Fox 2 Interceptor Simulation

Abstract

This project is a python-based high fidelity model for simulating infrared guided missile engagments. In 3-DOF, the project moves beyond basic logic to implement professional-grade guidance and numerical integration standards.

Technical Architecture

The simulation utilizes a 4th-Order Runge-Kutta (RK4) integrator to propagate the entity state vector $S = [x, y, z, v_x, v_y, v_z, m]$.

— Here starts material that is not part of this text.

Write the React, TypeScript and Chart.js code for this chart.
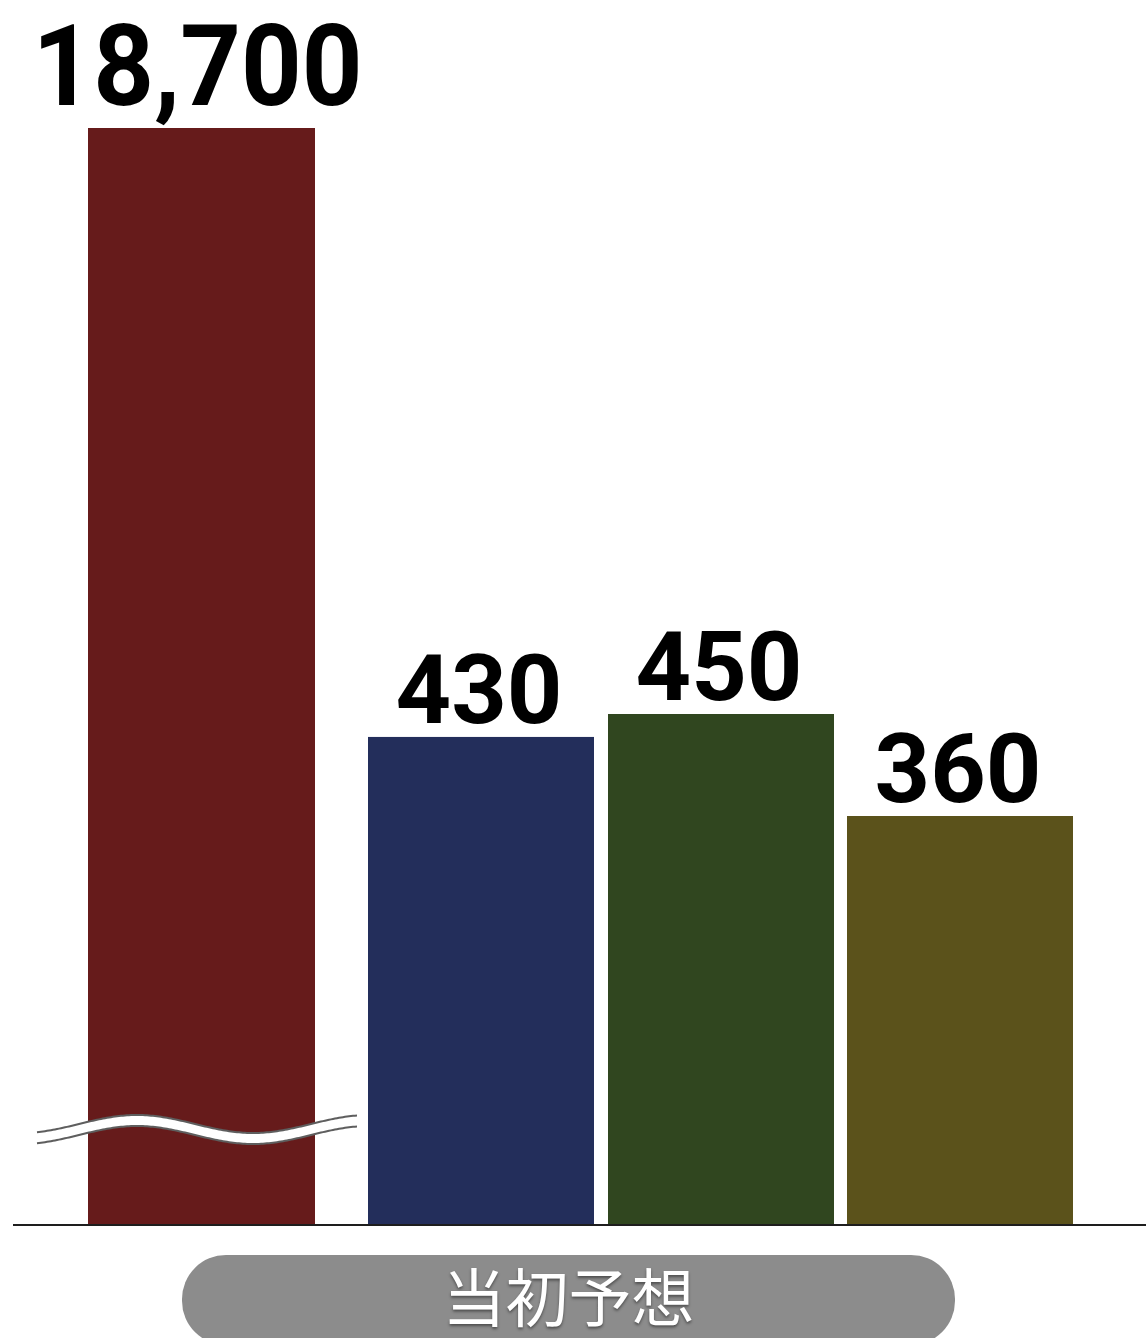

Unlike Euler integration, which has a local truncation error of $O(\Delta t^2)$, RK4 samples the derivatives at four points to achieve $O(\Delta t^5)$ local error, ensuring stability during high-G terminal maneuvers.

$\rightarrow y_{n+1} = y_n + \frac{h}{6}(k_1 + 2k_2 + 2k_3 + k_4)$

Guidance & Navigation

The interceptor utilizes Gravity-Compensated Proportional Navigation (PN) analogous to an operational sidewinder missile to prevent "sagging" due to underestimating gravity. The commanded acceleration $a_c$ is derived from the Line-of-Sight (LOS) rate $\dot{\lambda}$ and closing velocity $V_c$.

$\rightarrow a_c = N \cdot V_c \cdot \dot{\lambda}$

Propulsion/Dynamic Mass

The model couples kinematics with a variable-mass propulsion system. Mass $m$ is treated as a dynamic variable, depleting according to the rocket equation based on thrust $T$ and specific impulse $I_{sp}$. $\rightarrow \dot{m} = -\frac{T}{g_0 I_{sp}}$ This ensures the $F=ma$ calculations account for the significantly increased maneuverability of the interceptor in the post-burn "dart" phase.

Aerodynamics & Atmospheric Modeling

• ISA Model: Air density $\rho$ is calculated using the International Standard Atmosphere model for accurate drag profiles across altitudes.
• Transonic Drag Rise: Implements Mach-dependent drag coefficients to simulate wave drag increases between Mach 0.8 and 1.2.
• $\rightarrow F_d = \frac{1}{2} \rho v^2 C_d A$

Seeker + Countermeasure (flare) logic

The IR seeker model includes: - Gimbal Limits: Rigid FOV and seeker head constraints - Signal-to-Noise Modeling: Detection probability based on target IR signature, range, and aspect angle. - IRCCM: Flare susceptibility logic based on IR intensity ratios and spatial separation/

Monte Carlo Probability Analysis & $P_k$

The effectiveness of each engagement is evaluated via Monte Carlo iteration. by injecting Gaussian noise into initial launch conditions and target state estimates, the system generates a statistical probability of kill ($P_k$). $\rightarrow P_k = \frac{\sum \text{Intercepts}}{\sum \text{Total Runs}}$

Technical Note: This is a 3-DOF point-mass simulation. Future iterations may focus on 6-DOF by implementing rotation mechanics.